The National Highway Traffic Safety Administration (NHTSA) on Friday opened an engineering analysis into an estimated 30m US vehicles from the 2001 through 2019 model years. Automakers were alerted to the investigation, which is not yet public, the news agency reported.
The new investigation includes vehicles assembled by Honda, Ford, Toyota Motor, General Motors, Nissan Motor, Subaru, Tesla, Ferrari, Mazda, Daimler, BMW, Chrysler, Porsche, Jaguar Land Rover and others.
The 30 million vehicles include both vehicles that had the inflators installed when they were manufactured as well as some inflators that were used in prior recall repairs, NHTSA said in the document, according to Reuters.
Over the last decade, over 67m Takata air bag inflators have been recalled in the US, and more than 100m worldwide, in the biggest auto safety callback in history because inflators can send deadly metal fragments flying in rare instances. There have been at least 28 deaths worldwide, including 19 in the US, tied to faulty Takata inflators and more than 400 injuries, Reuters noted.
The 30m vehicles that are part of the new investigation have inflators with a “desiccant” or drying agent. According to the document, NHTSA said there had been no reported ruptures of vehicles on the roads with air bag inflators with the drying agent.
“While no present safety risk has been identified, further work is needed to evaluate the future risk of non-recalled desiccated inflators,” NHTSA said in opening its engineering analysis seen by Reuters. “Further study is needed to assess the long-term safety of desiccated inflators.”
The news agency noted NHTSA had said the cause of the inflator explosions tied to the recall of 67m inflators which can emit deadly fragments is propellant breaking down after long term exposure to high temperature fluctuations and humidity.
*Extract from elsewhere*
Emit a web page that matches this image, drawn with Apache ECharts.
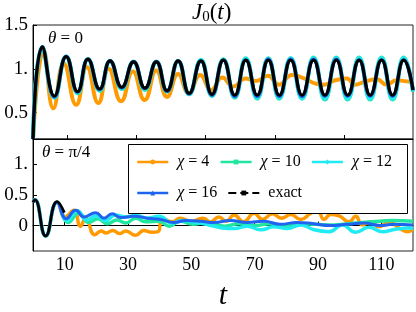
<!DOCTYPE html>
<html><head><meta charset="utf-8">
<script src="https://cdn.jsdelivr.net/npm/echarts@6/dist/echarts.min.js"></script>
<style>html,body{margin:0;padding:0;background:#fff}#c{width:416px;height:312px}</style>
</head><body><div id="c"></div>
<script>
const seriesNames = ['χ = 4', 'χ = 10', 'χ = 12', 'χ = 16', 'exact'];
const topXTicks = [10, 30, 50, 70, 90];
const bottomXTicks = [10, 30, 50, 70, 90, 110];
const topYTicks = [0.5, 1, 1.5];
const bottomYTicks = [0, 0.5, 1];

// theta = 0 panel, [t, value]
const top_chi4 = [[0,0.2],[3.1,1.21],[5.9,0.55],[8.9,1.06],[12.5,0.59],[15.6,1.02],[18.9,0.61],[21.9,1.0],[25.5,0.63],[28.9,0.97],[32.3,0.645],[35.7,0.98],[38.8,0.68],[42.0,0.94],[45.1,0.72],[48.4,0.93],[51.6,0.76],[54.8,0.90],[58.0,0.80],[61.5,0.89],[64.5,0.86],[68.0,0.92],[71.2,0.82],[75.0,0.93],[78.5,0.89],[82.0,0.83],[84.3,0.82],[87.4,0.87],[90.8,0.89],[93.3,0.82],[96.5,0.86],[99.5,0.88],[102.4,0.82],[105.2,0.87],[107.5,0.86],[110,0.85]];
const top_chi10 = [[0,0.2],[2.7,1.25],[6.2,0.67],[9.6,1.14],[12.9,0.72],[15.9,1.11],[19.3,0.75],[22.3,1.09],[25.7,0.77],[29.1,1.08],[32.4,0.76],[35.7,1.08],[38.8,0.74],[42.0,1.09],[45.2,0.71],[48.6,1.10],[51.8,0.69],[55.1,1.11],[58.4,0.67],[61.6,1.12],[64.9,0.66],[68.1,1.12],[71.3,0.66],[74.6,1.12],[77.9,0.66],[81.2,1.13],[84.5,0.65],[87.8,1.13],[91.1,0.65],[94.4,1.13],[97.6,0.65],[100.9,1.13],[104.1,0.65],[107.3,1.13],[110,0.74]];
const top_chi12 = [[0,0.2],[2.7,1.25],[6.2,0.675],[9.6,1.14],[12.9,0.73],[15.9,1.11],[19.3,0.76],[22.3,1.09],[25.7,0.78],[29.1,1.08],[32.4,0.77],[35.7,1.08],[38.8,0.745],[42.0,1.09],[45.2,0.715],[48.6,1.10],[51.8,0.70],[55.1,1.105],[58.4,0.68],[61.6,1.115],[64.9,0.67],[68.1,1.115],[71.3,0.67],[74.6,1.12],[77.9,0.665],[81.2,1.12],[84.5,0.66],[87.8,1.12],[91.1,0.66],[94.4,1.12],[97.6,0.66],[100.9,1.12],[104.1,0.66],[107.3,1.12],[110,0.745]];
const top_chi16 = [[0,0.2],[2.7,1.25],[6.2,0.68],[9.6,1.14],[12.9,0.735],[15.9,1.11],[19.3,0.765],[22.3,1.09],[25.7,0.785],[29.1,1.08],[32.4,0.775],[35.7,1.08],[38.8,0.745],[42.0,1.09],[45.2,0.715],[48.6,1.09],[51.8,0.70],[55.1,1.10],[58.4,0.685],[61.6,1.10],[64.9,0.685],[68.1,1.11],[71.3,0.685],[74.6,1.11],[77.9,0.685],[81.2,1.11],[84.5,0.69],[87.8,1.11],[91.1,0.69],[94.4,1.10],[97.6,0.69],[100.9,1.10],[104.1,0.69],[107.3,1.10],[110,0.755]];
const top_exact = [[0,0.2],[2.7,1.25],[6.2,0.69],[9.6,1.14],[12.9,0.74],[15.9,1.11],[19.3,0.77],[22.3,1.09],[25.7,0.79],[29.1,1.08],[32.4,0.78],[35.7,1.08],[38.8,0.75],[42.0,1.09],[45.2,0.72],[48.6,1.09],[51.8,0.71],[55.1,1.10],[58.4,0.70],[61.6,1.10],[64.9,0.70],[68.1,1.10],[71.3,0.70],[74.6,1.10],[77.9,0.70],[81.2,1.10],[84.5,0.70],[87.8,1.10],[91.1,0.70],[94.4,1.10],[97.6,0.70],[100.9,1.10],[104.1,0.70],[107.3,1.10],[110,0.76]];

// theta = pi/4 panel, [t, value]
const bottom_chi4 = [[0,0.38],[0.6,0.42],[4.0,-0.17],[7.6,0.38],[10.2,0.14],[12.9,0.25],[15.0,-0.01],[16.6,0.12],[19.5,-0.15],[21.5,-0.09],[23.1,-0.12],[25.2,-0.08],[27.3,-0.13],[29.3,-0.09],[32.4,-0.16],[35.0,-0.08],[37.5,-0.11],[39.5,-0.1],[40.8,0.12],[44.0,0.06],[46.5,0.12],[50.0,0.07],[53.6,0.12],[56.0,0.06],[58.7,0.14],[61.0,0.07],[63.5,0.17],[66.5,0.06],[69.8,0.2],[72.5,0.1],[75.6,0.19],[78.5,0.12],[81.4,0.18],[84.5,0.1],[87.7,0.2],[89.8,0.25],[91.9,0.1],[94.0,0.18],[96.6,0.16],[99.8,0.06],[101.9,0.15],[104.0,0.01],[106.6,0.06],[109.3,-0.02],[112.4,0.06],[115.6,-0.04],[118.2,-0.1],[120,-0.06]];
const bottom_chi10 = [[0,0.38],[0.6,0.42],[4.0,-0.17],[7.6,0.38],[11.2,0.05],[14.5,0.21],[17.5,0.05],[20.5,0.11],[23.5,0.03],[26.5,0.09],[29.3,0.04],[32.4,0.12],[35.5,0.06],[39.8,0.07],[43.0,-0.01],[46.5,0.07],[50.5,0.02],[55.0,0.05],[60.6,-0.01],[65.0,0.03],[70.0,0.0],[75.0,0.03],[80.0,-0.01],[85.0,0.03],[89.3,0.02],[95.0,0.01],[101.9,0.04],[107.0,0.06],[113.5,0.08],[120,0.07]];
const bottom_chi12 = [[0,0.38],[0.6,0.42],[4.0,-0.17],[7.6,0.38],[10.8,0.08],[14.0,0.24],[17.0,0.09],[20.0,0.16],[23.0,0.08],[26.0,0.17],[29.3,0.14],[32.4,0.17],[36.0,0.12],[39.8,0.15],[44.0,0.04],[47.0,0.08],[50.3,0.06],[55.6,0.01],[59.8,-0.04],[63.5,-0.05],[67.7,-0.01],[71.9,-0.07],[76.1,-0.02],[80.3,-0.05],[84.5,0.01],[88.8,-0.07],[93.5,-0.1],[97.7,0.01],[101.9,-0.11],[106.1,-0.03],[110.3,-0.1],[114.5,-0.06],[118.7,-0.04],[120,-0.05]];
const bottom_chi16 = [[0,0.38],[0.6,0.42],[4.0,-0.17],[7.6,0.38],[10.5,0.11],[13.5,0.25],[16.1,0.14],[19.8,0.21],[22.4,0.12],[25.0,0.19],[27.6,0.13],[31.9,0.15],[36.1,0.12],[40.3,0.10],[44.5,0.05],[48.2,0.08],[52.9,0.07],[57.1,0.05],[62.4,0.08],[67.6,0.05],[72.9,0.07],[78.1,0.02],[83.4,0.05],[88.6,0.03],[93.9,0.0],[99.1,0.02],[104.4,0.04],[109.6,0.0],[113.8,0.02],[120,0.01]];
const bottom_exact = [[0,0.38],[0.6,0.42],[4.0,-0.17],[7.6,0.39],[9.9,0.21]];

const colors = ['#ff9a00', '#20e6a0', '#20eaf2', '#1f64f0', '#000000'];
const symbols = ['circle', 'rect', 'diamond', 'triangle', 'rect'];
const widths = [4, 4, 4, 3.5, 3.2];
const topData = [top_chi4, top_chi10, top_chi12, top_chi16, top_exact];
const bottomData = [bottom_chi4, bottom_chi10, bottom_chi12, bottom_chi16, bottom_exact];

const FF = 'Liberation Serif';
const chart = echarts.init(document.getElementById('c'));

function mkSeries(data, i, ax) {
  return {
    name: seriesNames[i], type: 'line', xAxisIndex: ax, yAxisIndex: ax,
    data: data, smooth: 0.5, showSymbol: false, symbol: symbols[i],
    lineStyle: { width: ax === 0 ? widths[i] : widths[i] - 0.5, color: colors[i] },
    itemStyle: { color: colors[i] }, z: 2 + i
  };
}
const series = [];
topData.forEach((d, i) => series.push(mkSeries(d, i, 0)));
bottomData.forEach((d, i) => series.push(mkSeries(d, i, 1)));

const yFmt = v => (v === 1 ? '1.' : String(v));
const axisCommon = {
  axisLine: { show: true, lineStyle: { color: '#000', width: 1 } },
  splitLine: { show: false }
};
const legText = {
  fontFamily: FF, fontSize: 16, color: '#000', padding: [0, 0, 0, 4], fontWeight: 'normal',
  rich: { i: { fontFamily: FF, fontSize: 16, fontStyle: 'italic', fontWeight: 'normal', color: '#000' } }
};
const legFmt = n => n.replace('χ', '{i|χ}');
const titleRich = {
  i: { fontFamily: FF, fontStyle: 'italic', fontWeight: 'normal', fontSize: 23, color: '#000' },
  n: { fontFamily: FF, fontWeight: 'normal', fontSize: 23, color: '#000' },
  s: { fontFamily: FF, fontWeight: 'normal', fontSize: 15, color: '#000', verticalAlign: 'bottom', padding: [9, 0, 0, 0] }
};
const smallRich = {
  i: { fontFamily: FF, fontStyle: 'italic', fontWeight: 'normal', fontSize: 17, color: '#000' },
  n: { fontFamily: FF, fontWeight: 'normal', fontSize: 17, color: '#000' }
};

chart.setOption({
  animation: false,
  backgroundColor: '#fff',
  grid: [
    { left: 33, top: 25, width: 380, height: 114, show: true, borderColor: '#222', borderWidth: 1 },
    { left: 33, top: 139, width: 380, height: 114, show: true, borderColor: '#222', borderWidth: 1 }
  ],
  xAxis: [
    Object.assign({ type: 'value', gridIndex: 0, min: 0, max: 110,
      axisTick: { show: true, inside: true, length: 4, customValues: topXTicks, lineStyle: { color: '#000' } },
      axisLabel: { show: false } }, axisCommon),
    Object.assign({ type: 'value', gridIndex: 1, min: 0, max: 120,
      axisTick: { show: true, inside: true, length: 4, customValues: bottomXTicks, lineStyle: { color: '#000' } },
      axisLabel: { show: true, customValues: bottomXTicks, fontFamily: FF, fontSize: 18, color: '#000', margin: 5 },
      name: 't', nameLocation: 'middle', nameGap: 30,
      nameTextStyle: { fontFamily: FF, fontStyle: 'italic', fontSize: 30, color: '#000' } }, axisCommon)
  ],
  yAxis: [
    Object.assign({ type: 'value', gridIndex: 0, min: 0.2, max: 1.5,
      axisTick: { show: true, inside: true, length: 4, customValues: topYTicks, lineStyle: { color: '#000' } },
      axisLabel: { show: true, customValues: topYTicks, formatter: yFmt, fontFamily: FF, fontSize: 19, color: '#000', margin: 5 } }, axisCommon),
    Object.assign({ type: 'value', gridIndex: 1, min: -0.415, max: 1.41,
      axisTick: { show: true, inside: true, length: 4, customValues: bottomYTicks, lineStyle: { color: '#000' } },
      axisLabel: { show: true, customValues: bottomYTicks, formatter: yFmt, fontFamily: FF, fontSize: 19, color: '#000', margin: 5 } }, axisCommon)
  ],
  title: [
    { text: '{i|J}{s|0}{n|(}{i|t}{n|)}', left: 192, top: 1, padding: 0, textStyle: { fontWeight: 'normal', rich: titleRich } },
    { text: '{i|θ}{n| = 0}', left: 48, top: 30, padding: 0, textStyle: { fontWeight: 'normal', rich: smallRich } },
    { text: '{i|θ}{n| = π/4}', left: 42, top: 144, padding: 0, textStyle: { fontWeight: 'normal', rich: smallRich } }
  ],
  graphic: [
    { type: 'rect', shape: { x: 128.5, y: 144.5, width: 279, height: 69 },
      style: { fill: '#fff', stroke: '#000', lineWidth: 1 }, z: 10 }
  ],
  legend: [
    { data: ['χ = 4', 'χ = 10', 'χ = 12'], left: 136, top: 154, padding: 0, itemGap: 10,
      itemWidth: 31, itemHeight: 6, z: 20, formatter: legFmt, textStyle: legText,
      lineStyle: { width: 2.5 } },
    { data: ['χ = 16', { name: 'exact', lineStyle: { type: 'dashed', width: 2 } }], left: 136, top: 185, padding: 0, itemGap: 10,
      itemWidth: 31, itemHeight: 6, z: 20, formatter: legFmt, textStyle: legText,
      lineStyle: { width: 2.5 } }
  ],
  series: series
});
</script>
</body></html>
The agency had required all similar Takata inflators without a drying agent to be recalled.
NHTSA did not immediately release a breakdown of how many vehicles per manufacturer were covered by the probe, Reuters said.
NHTSA said the investigation “will require extensive information on Takata production processes and surveys of inflators in the field”.
Earlier this year, NHTSA said, of the 67m recalled inflators, approximately 50m had been repaired or otherwise accounted for, the report added.